In the inspiration corner, we have a great many names. Steve Jobs wrote, “When you ask creative people how they did something, they feel a little guilty because they didn’t really do it, they just saw something.” Genius is something that comes to you; you don’t work toward genius. Sally Rooney wrote her bestselling Conversations with Friends in only three months (while studying for her master’s). Samuel Taylor Coleridge wrote his famous epic poem “Kublai Khan” after it apparently came to him in a dream. Paul McCartney claimed the first bars of “Eleanor Rigby” “just came to me” as he was sitting at a piano. Phillip Pullman, who is proudly and openly atheistic, admits he finds it hard to talk about his inspiration without mentioning his muse-like feeling. He wrote, “It feels like being blessed… that somewhere there’s an inexhaustible source of strength, truth, meaning, encouragement, blessedness”. Charles Darwin is said to have had his eureka moment when he studied finches in the Galápagos. And, famously, J.K. Rowling has said that the idea for Harry Potter just shot into her head while waiting for a delayed train.

Not the full story

But things are not as clear-cut as these examples might imply. We enjoy them, and even tend to remember or exaggerate them, which feeds more into the “insight bias” that Lucas and Nordgren discuss in their paper. The reality, though, is that creativity and genius are much more often down to sleeves-rolled-up hard graft. Or, as the quote credited to Thomas Edison goes, “Genius is one percent inspiration and 99 percent perspiration.”

While J.K. Rowling had her inspiration on a train platform, it took her five years to plan out the series and seven to write her first book. Even if “Kublai Khan” came to him in a dream, Coleridge took ages to redraft and edit his huge poem. Although the finches were important to Darwin, it took him months of work to sort through them when he got back to London. “Unfortunately most of the specimens of the finch tribe were mingled together,” he wrote.

For every Sally Rooney, there’s a Harper Lee or George R.R. Martin, whose sequels take years and years to come. While Pullman admitted to feeling “blessed” by inspiration, he also went on to say, “The only way to become a professional artist of any sort is to learn how to work efficiently when you’re not feeling inspired in the least.”

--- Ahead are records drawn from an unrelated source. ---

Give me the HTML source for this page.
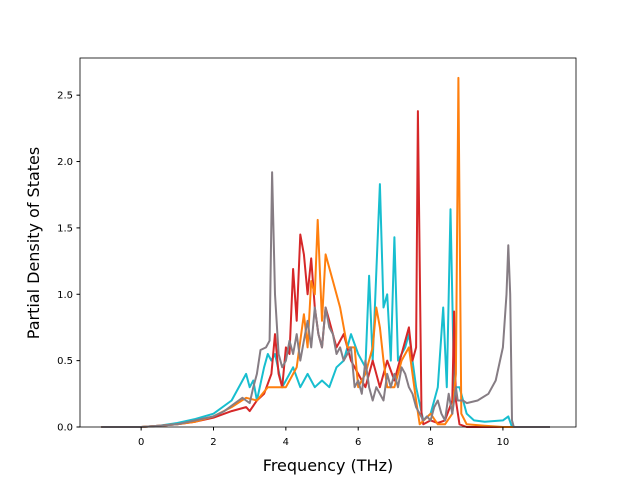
<!DOCTYPE html>
<html><head><meta charset="utf-8"><style>
html,body{margin:0;padding:0;background:#fff;}
svg text{font-family:"DejaVu Sans","Liberation Sans",sans-serif;}
</style></head><body>
<svg width="640" height="480" id="chart">
<rect x="0" y="0" width="640" height="480" fill="#fff"/>
<g id="series"></g>
<g id="axes"></g>
<text x="328" y="471" font-size="16" text-anchor="middle">Frequency (THz)</text>
<text x="39" y="243" font-size="16" text-anchor="middle" transform="rotate(-90 39 243)">Partial Density of States</text>
</svg>
<script>
const xTicks=[0,2,4,6,8,10];
const yTicks=[0.0,0.5,1.0,1.5,2.0,2.5];
const yTickLabels=["0.0","0.5","1.0","1.5","2.0","2.5"];
const seriesNames=["cyan","red","orange","gray"];
const seriesColors=["#17becf","#d62728","#ff7f0e","#867d84"];
const cyanF=[-1.1,0,0.5,1,1.5,2,2.5,2.9,3.0,3.1,3.2,3.4,3.5,3.6,3.7,3.9,4.0,4.2,4.4,4.6,4.8,5.0,5.2,5.4,5.6,5.8,6.0,6.2,6.3,6.4,6.6,6.7,6.8,6.9,7.0,7.1,7.3,7.4,7.5,7.6,7.8,8.0,8.2,8.35,8.45,8.55,8.65,8.8,9.0,9.2,9.5,10.0,10.15,10.25,11.3];
const cyanV=[0,0,0.01,0.03,0.06,0.1,0.2,0.4,0.3,0.35,0.2,0.45,0.55,0.5,0.55,0.3,0.35,0.45,0.3,0.4,0.3,0.35,0.3,0.45,0.5,0.7,0.55,0.45,1.14,0.5,1.83,0.9,1.0,0.5,1.43,0.5,0.6,0.7,0.5,0.3,0.05,0.1,0.3,0.9,0.3,1.64,0.3,0.3,0.1,0.05,0.04,0.05,0.08,0,0];
const redF=[-1.1,0,0.5,1,1.5,2,2.5,2.9,3.0,3.2,3.4,3.6,3.7,3.8,3.9,4.0,4.1,4.2,4.3,4.4,4.5,4.6,4.7,4.8,4.9,5.0,5.1,5.2,5.4,5.6,5.8,6.0,6.2,6.4,6.6,6.8,7.0,7.2,7.4,7.5,7.6,7.65,7.75,7.8,8.0,8.2,8.4,8.6,8.65,8.7,8.8,9.0,11.3];
const redV=[0,0,0.01,0.02,0.04,0.07,0.12,0.15,0.12,0.2,0.25,0.4,0.7,0.4,0.3,0.6,0.55,1.19,0.8,1.45,1.3,1.0,1.27,0.9,0.7,0.6,0.9,0.8,0.6,0.7,0.5,0.4,0.3,0.5,0.3,0.5,0.35,0.55,0.75,0.5,0.6,2.38,0.1,0.02,0.05,0.03,0.05,0.2,0.87,0.2,0.02,0,0];
const orangeF=[-1.1,0,0.5,1,1.5,2,2.5,2.9,3.2,3.5,3.7,4.0,4.3,4.5,4.6,4.7,4.8,4.88,5.0,5.1,5.3,5.5,5.7,5.9,6.0,6.2,6.4,6.5,6.6,6.7,6.8,7.0,7.2,7.4,7.6,7.7,8.0,8.2,8.4,8.6,8.7,8.77,8.85,9.0,9.5,10.0,11.3];
const orangeV=[0,0,0.01,0.02,0.04,0.08,0.15,0.22,0.2,0.3,0.3,0.3,0.45,0.85,0.6,1.1,1.0,1.56,0.8,1.3,1.1,0.9,0.6,0.6,0.3,0.4,0.6,0.9,0.75,0.5,0.3,0.3,0.5,0.6,0.2,0.02,0.1,0.02,0.02,0.1,0.4,2.63,0.1,0.02,0.01,0,0];
const grayF=[-1.1,0,0.5,1,1.5,2,2.3,2.6,2.8,2.9,3.0,3.1,3.2,3.3,3.45,3.55,3.62,3.7,3.8,3.9,4.0,4.1,4.2,4.3,4.4,4.5,4.6,4.7,4.8,4.9,5.0,5.1,5.2,5.3,5.4,5.5,5.6,5.8,5.9,6.0,6.1,6.2,6.3,6.4,6.5,6.6,6.7,6.8,6.9,7.0,7.1,7.2,7.3,7.4,7.5,7.6,7.7,7.8,7.9,8.0,8.1,8.2,8.3,8.4,8.5,8.6,8.7,8.75,8.8,8.9,9.0,9.3,9.6,9.8,10.0,10.1,10.15,10.2,10.25,10.3,11.3];
const grayV=[0,0,0.01,0.02,0.05,0.08,0.12,0.18,0.22,0.2,0.18,0.3,0.4,0.58,0.6,0.65,1.92,1.0,0.55,0.45,0.5,0.65,0.55,0.7,0.5,0.65,0.8,0.6,0.9,0.7,0.6,0.9,0.75,0.7,0.55,0.6,0.5,0.6,0.3,0.35,0.25,0.5,0.3,0.2,0.3,0.25,0.2,0.4,0.3,0.4,0.3,0.45,0.4,0.3,0.25,0.15,0.1,0.05,0.08,0.05,0.15,0.2,0.1,0.05,0.25,0.1,0.3,0.2,0.2,0.2,0.18,0.2,0.25,0.35,0.6,1.0,1.37,1.0,0.05,0,0];
const seriesF=[cyanF,redF,orangeF,grayF];
const seriesV=[cyanV,redV,orangeV,grayV];

const L=80,R=576,T=58,B=427;
const xMin=-1.69,xMax=12.02,yMin=0,yMax=2.78;
function xs(v){return L+(v-xMin)/(xMax-xMin)*(R-L);}
function ys(v){return B-(v-yMin)/(yMax-yMin)*(B-T);}
const NS="http://www.w3.org/2000/svg";
const sg=document.getElementById('series');
for(let s=0;s<seriesF.length;s++){
  const p=document.createElementNS(NS,'polyline');
  p.setAttribute('points',seriesF[s].map((f,i)=>xs(f).toFixed(1)+','+ys(seriesV[s][i]).toFixed(1)).join(' '));
  p.setAttribute('fill','none');p.setAttribute('stroke',seriesColors[s]);
  p.setAttribute('stroke-width','2');p.setAttribute('stroke-linejoin','round');
  
  
  sg.appendChild(p);
}
const ax=document.getElementById('axes');
const fr=document.createElementNS(NS,'rect');
fr.setAttribute('x',L);fr.setAttribute('y',T);fr.setAttribute('width',R-L);fr.setAttribute('height',B-T);
fr.setAttribute('fill','none');fr.setAttribute('stroke','#000');fr.setAttribute('stroke-width','0.8');


ax.appendChild(fr);
xTicks.forEach(t=>{
  const l=document.createElementNS(NS,'line');
  l.setAttribute('x1',xs(t));l.setAttribute('x2',xs(t));l.setAttribute('y1',B);l.setAttribute('y2',B+3.5);l.setAttribute('stroke','#000');
  
  
  ax.appendChild(l);
  const tx=document.createElementNS(NS,'text');
  tx.setAttribute('x',xs(t));tx.setAttribute('y',B+18);tx.setAttribute('font-size','10');tx.setAttribute('text-anchor','middle');
  tx.textContent=t;
  
  
  ax.appendChild(tx);
});
yTicks.forEach((t,i)=>{
  const l=document.createElementNS(NS,'line');
  l.setAttribute('x1',L-3.5);l.setAttribute('x2',L);l.setAttribute('y1',ys(t));l.setAttribute('y2',ys(t));l.setAttribute('stroke','#000');
  
  
  ax.appendChild(l);
  const tx=document.createElementNS(NS,'text');
  tx.setAttribute('x',L-7);tx.setAttribute('y',ys(t)+3.5);tx.setAttribute('font-size','10');tx.setAttribute('text-anchor','end');
  tx.textContent=yTickLabels[i];
  
  
  ax.appendChild(tx);
});
</script>
</body></html>
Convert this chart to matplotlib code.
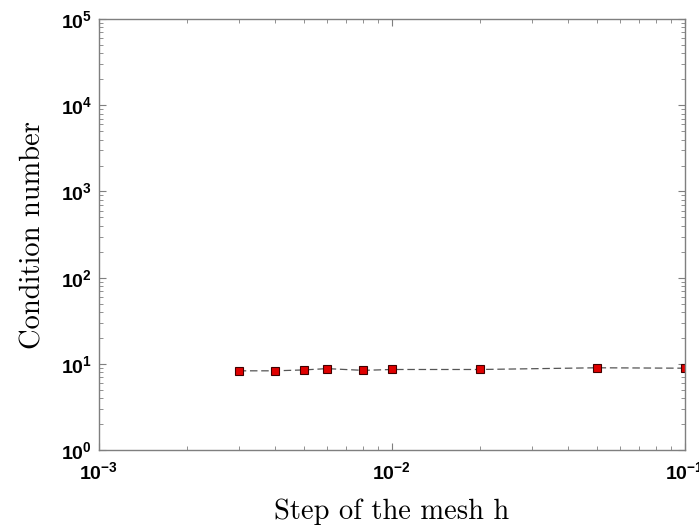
import matplotlib.pyplot as plt
from matplotlib.ticker import LogLocator, NullFormatter

# mesh step vs condition number
h = [0.003, 0.004, 0.005, 0.006, 0.008, 0.01, 0.02, 0.05, 0.1]
cond = [8.3, 8.3, 8.5, 8.8, 8.4, 8.6, 8.6, 9.0, 8.9]

plt.rcParams['mathtext.default'] = 'regular'
plt.rcParams['axes.formatter.use_mathtext'] = True

fig = plt.figure(figsize=(6.99, 5.31), dpi=100)
ax = fig.add_axes([0.1416, 0.1525, 0.838, 0.8115])

ax.plot(h, cond, linestyle=(0, (6, 3)), color='#555555', linewidth=0.9,
        marker='s', markersize=6, markerfacecolor='#e00000',
        markeredgecolor='#400000', markeredgewidth=0.8)

ax.set_xscale('log')
ax.set_yscale('log')
ax.set_xlim(1e-3, 1e-1)
ax.set_ylim(1e0, 1e5)

ax.xaxis.set_major_locator(LogLocator(base=10, numticks=10))
ax.yaxis.set_major_locator(LogLocator(base=10, numticks=10))
ax.xaxis.set_minor_locator(LogLocator(base=10, subs=range(2, 10), numticks=20))
ax.yaxis.set_minor_locator(LogLocator(base=10, subs=range(2, 10), numticks=20))
ax.xaxis.set_minor_formatter(NullFormatter())
ax.yaxis.set_minor_formatter(NullFormatter())

gray = '#7f7f7f'
for s in ax.spines.values():
    s.set_color(gray)
    s.set_linewidth(1.0)
ax.tick_params(which='both', direction='in', colors=gray, top=True, right=True)
ax.tick_params(which='major', length=5, width=0.8)
ax.tick_params(axis='x', which='major', pad=8)
ax.tick_params(axis='y', which='major', pad=5)
ax.tick_params(which='minor', length=3, width=0.6)
ax.tick_params(axis='both', labelcolor='black', labelsize=14)
for lbl in ax.get_xticklabels() + ax.get_yticklabels():
    lbl.set_fontfamily('Liberation Sans')
    lbl.set_fontweight('bold')

ax.set_xlabel('Step of the mesh h', fontfamily='cmr10', fontsize=20.5, labelpad=11)
ax.set_ylabel('Condition number', fontfamily='cmr10', fontsize=20.5, labelpad=10)

fig.savefig('out.png', dpi=100)
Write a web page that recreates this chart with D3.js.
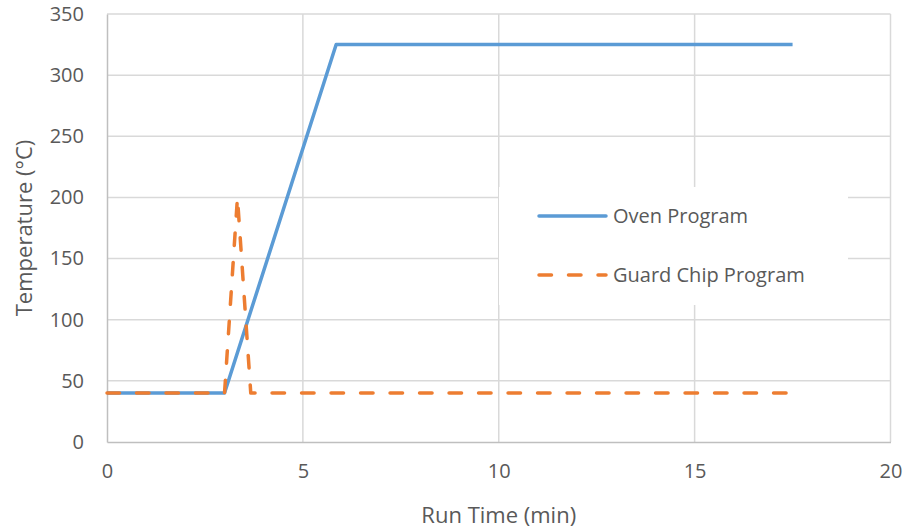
<!DOCTYPE html>
<html>
<head>
<meta charset="utf-8">
<script src="https://cdn.jsdelivr.net/npm/d3@7"></script>
<style>
  html, body { margin: 0; padding: 0; background: #fff; }
  svg text { font-family: "Open Sans", "Noto Sans", sans-serif; fill: #595959; }
</style>
</head>
<body>
<svg id="chart" width="907" height="530"></svg>
<script>
// Oven temperature program (time in min, temperature in °C)
const ovenTime = [0, 3, 5.85, 17.5];
const ovenTemp = [40, 40, 325, 325];

// Guard chip temperature program
const chipTime = [0, 3, 3.33, 3.67, 17.5];
const chipTemp = [40, 40, 200, 40, 40];

const xTicks = [0, 5, 10, 15, 20];
const yTicks = [0, 50, 100, 150, 200, 250, 300, 350];
const seriesNames = ["Oven Program", "Guard Chip Program"];
const seriesColors = ["#5B9BD5", "#ED7D31"];

const svg = d3.select("#chart");
const margin = { left: 107, right: 16, top: 14, bottom: 88 };
const W = 907, H = 530;

const x = d3.scaleLinear().domain([0, 20]).range([margin.left, W - margin.right - 0.5]);
const y = d3.scaleLinear().domain([0, 350]).range([H - margin.bottom, margin.top]);

// Gridlines
const grid = svg.append("g");
grid.selectAll("line.h").data(yTicks.filter(d => d > 0)).join("line")
  .attr("x1", x(0)).attr("x2", x(20))
  .attr("y1", d => y(d)).attr("y2", d => y(d))
  .attr("stroke", "#d9d9d9").attr("stroke-width", 1.5);
grid.selectAll("line.v").data(xTicks.filter(d => d > 0)).join("line")
  .attr("y1", y(0)).attr("y2", y(350))
  .attr("x1", d => x(d)).attr("x2", d => x(d))
  .attr("stroke", "#d9d9d9").attr("stroke-width", 1.5);

// Axes
const xAxis = svg.append("g").attr("transform", `translate(0,${y(0)})`)
  .call(d3.axisBottom(x).tickValues(xTicks).tickSize(0).tickPadding(22));
const yAxis = svg.append("g").attr("transform", `translate(${x(0)},0)`)
  .call(d3.axisLeft(y).tickValues(yTicks).tickSize(0).tickPadding(23));
[xAxis, yAxis].forEach(a => {
  a.select(".domain").attr("stroke", "#bfbfbf").attr("stroke-width", 1.5);
  a.selectAll("text").style("font-size", "20px").attr("fill", "#595959");
});

// Axis titles
svg.append("text").attr("x", x(10)).attr("y", 523)
  .attr("text-anchor", "middle").style("font-size", "22px").text("Run Time (min)");
svg.append("text")
  .attr("transform", `translate(32,${(y(0) + y(350)) / 2}) rotate(-90)`)
  .attr("text-anchor", "middle").style("font-size", "22px").text("Temperature (°C)");

// Series
const line = d3.line().x(d => x(d[0])).y(d => y(d[1]));
const oven = ovenTime.map((t, i) => [t, ovenTemp[i]]);
const chip = chipTime.map((t, i) => [t, chipTemp[i]]);

svg.append("path").datum(oven).attr("d", line)
  .attr("fill", "none").attr("stroke", seriesColors[0])
  .attr("stroke-width", 3.5).attr("stroke-linejoin", "round");
svg.append("path").datum(chip).attr("d", line)
  .attr("fill", "none").attr("stroke", seriesColors[1])
  .attr("stroke-width", 3.5).attr("stroke-linejoin", "round")
  .attr("stroke-linecap", "round").attr("stroke-dasharray", "12.5,17");

// Legend
const legend = svg.append("g");
legend.append("rect").attr("x", 499).attr("y", 187).attr("width", 349).attr("height", 118)
  .attr("fill", "#fff");
seriesNames.forEach((name, i) => {
  const ly = 216 + i * 59;
  const l = legend.append("line").attr("x1", 539).attr("x2", 606)
    .attr("y1", ly).attr("y2", ly)
    .attr("stroke", seriesColors[i]).attr("stroke-width", 3.5).attr("stroke-linecap", "round");
  if (i === 1) l.attr("stroke-dasharray", "12.5,17");
  legend.append("text").attr("x", 613).attr("y", ly + 7)
    .style("font-size", "20px").text(name);
});
</script>
</body>
</html>
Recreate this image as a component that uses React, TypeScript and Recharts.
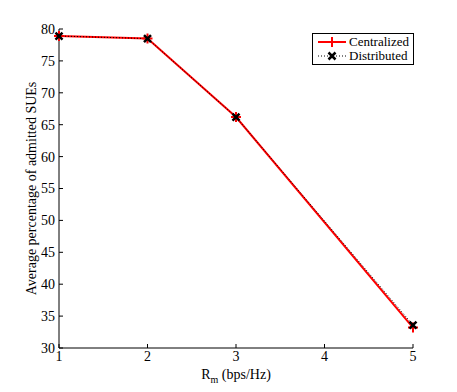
import React from 'react';
import { LineChart, Line, XAxis, YAxis, Legend } from 'recharts';

const rateValues = [1, 2, 3, 5];
const centralized = [78.9, 78.5, 66.2, 33.2];
const distributed = [78.9, 78.5, 66.2, 33.6];
const xTicks = [1, 2, 3, 4, 5];
const yTicks = [30, 35, 40, 45, 50, 55, 60, 65, 70, 75, 80];

const data = rateValues.map((r, i) => ({
  rate: r,
  centralized: centralized[i],
  distributed: distributed[i],
}));

const FONT = '"Liberation Serif", "Times New Roman", serif';

const PlusDot = (props: any) => {
  const { cx, cy } = props;
  if (cx == null || cy == null) return <g />;
  return (
    <path
      d={`M${cx - 5},${cy}H${cx + 5}M${cx},${cy - 5}V${cy + 5}`}
      stroke="#ff0000"
      strokeWidth={2}
      fill="none"
    />
  );
};

const CrossDot = (props: any) => {
  const { cx, cy } = props;
  if (cx == null || cy == null) return <g />;
  const s = 3.5;
  return (
    <path
      d={`M${cx - s},${cy - s}L${cx + s},${cy + s}M${cx - s},${cy + s}L${cx + s},${cy - s}`}
      stroke="#000"
      strokeWidth={2.5}
      fill="none"
    />
  );
};

const XLabel = (props: any) => {
  const { viewBox } = props;
  const cx = viewBox.x + viewBox.width / 2;
  return (
    <text x={cx} y={379} textAnchor="middle" fontFamily={FONT} fontSize={14} fill="#000">
      <tspan>R</tspan>
      <tspan fontSize={10} dy={4}>m</tspan>
      <tspan dy={-4}> (bps/Hz)</tspan>
    </text>
  );
};

const renderLegend = () => (
  <div
    style={{
      border: '1px solid #000',
      background: '#fff',
      padding: '1px 4px 1px 4px',
      fontFamily: FONT,
      fontSize: 13,
      lineHeight: '14px',
      color: '#000',
    }}
  >
    <div style={{ display: 'flex', alignItems: 'center', height: 14 }}>
      <svg width={30} height={12}>
        <line x1={1} y1={6} x2={29} y2={6} stroke="#ff0000" strokeWidth={2} />
        <path d="M15,1V11M10,6H20" stroke="#ff0000" strokeWidth={2} />
      </svg>
      <span style={{ marginLeft: 2 }}>Centralized</span>
    </div>
    <div style={{ display: 'flex', alignItems: 'center', height: 14 }}>
      <svg width={30} height={12}>
        <line x1={1} y1={6} x2={29} y2={6} stroke="#000" strokeWidth={1} strokeDasharray="1 2" />
        <path d="M11.5,2.5L18.5,9.5M11.5,9.5L18.5,2.5" stroke="#000" strokeWidth={2.5} />
      </svg>
      <span style={{ marginLeft: 2 }}>Distributed</span>
    </div>
  </div>
);

export default function App() {
  const tickStyle = { fontFamily: FONT, fontSize: 14, fill: '#000' };
  return (
    <div style={{ position: 'absolute', left: 0, top: 0, background: '#fff' }}>
      <LineChart
        width={457}
        height={392}
        data={data}
        margin={{ top: 29, right: 44, bottom: 0, left: 0 }}
      >
        <XAxis
          xAxisId="bottom"
          dataKey="rate"
          type="number"
          domain={[1, 5]}
          ticks={xTicks}
          height={44}
          tickSize={-4}
          tickMargin={7}
          tick={tickStyle}
          axisLine={{ stroke: '#000' }}
          tickLine={{ stroke: '#000' }}
          label={<XLabel />}
        />
        <XAxis
          xAxisId="top"
          orientation="top"
          dataKey="rate"
          type="number"
          domain={[1, 5]}
          ticks={xTicks}
          height={0}
          tickSize={-4}
          tick={false}
          axisLine={{ stroke: '#000' }}
          tickLine={{ stroke: '#000' }}
        />
        <YAxis
          yAxisId="left"
          type="number"
          domain={[30, 80]}
          ticks={yTicks}
          width={59}
          tickSize={-4}
          tickMargin={8}
          tick={tickStyle}
          axisLine={{ stroke: '#000' }}
          tickLine={{ stroke: '#000' }}
          label={{
            value: 'Average percentage of admitted SUEs',
            angle: -90,
            position: 'insideLeft',
            offset: 31,
            style: { fontFamily: FONT, fontSize: 14, fill: '#000', textAnchor: 'middle' },
          }}
        />
        <YAxis
          yAxisId="right"
          orientation="right"
          type="number"
          domain={[30, 80]}
          ticks={yTicks}
          width={0}
          tickSize={-4}
          tick={false}
          axisLine={{ stroke: '#000' }}
          tickLine={{ stroke: '#000' }}
        />
        <Legend
          layout="horizontal"
          verticalAlign="middle"
          align="center"
          content={renderLegend}
          wrapperStyle={{ top: 33, left: 312, width: 'auto' }}
        />
        <Line
          xAxisId="bottom"
          yAxisId="left"
          type="linear"
          dataKey="centralized"
          stroke="#ff0000"
          strokeWidth={2}
          dot={<PlusDot />}
          activeDot={false}
          isAnimationActive={false}
        />
        <Line
          xAxisId="bottom"
          yAxisId="left"
          type="linear"
          dataKey="distributed"
          stroke="#000"
          strokeWidth={1}
          strokeDasharray="1 2"
          dot={<CrossDot />}
          activeDot={false}
          isAnimationActive={false}
        />
      </LineChart>
    </div>
  );
}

Perhaps the best example of perseverance comes from Beethoven’s Diabelli Variations. In 1819, a rich and well-known music publisher named Diabelli challenged the greatest composers of his day, like Schubert, Liszt, and Beethoven, to provide a variation on a waltz he had made. Most of the composers produced something within a few months, and they were good enough. But not Beethoven. He took the challenge to heart and he spent three years on the task. Finally, in 1822, he submitted not one, but 33 variations on Diabelli’s waltz, and it is now known to be one of his greatest musical feats.

Blood, sweat, and tears

The fact is that inspiration — swift moments of insight — are not as common as we might think. Most of what we consider great and genius today comes about through long hours, late nights, and the help of friends, family, and colleagues.

For those of us who are not Beethovens, or Darwins, or Romantic poets, perseverance and hard work are more important yet. As Lucas and Nordgren reveal, even if we might wish or hope for the lightning bolt of epiphany, most of our achievements are going to happen only through a generous application of elbow grease.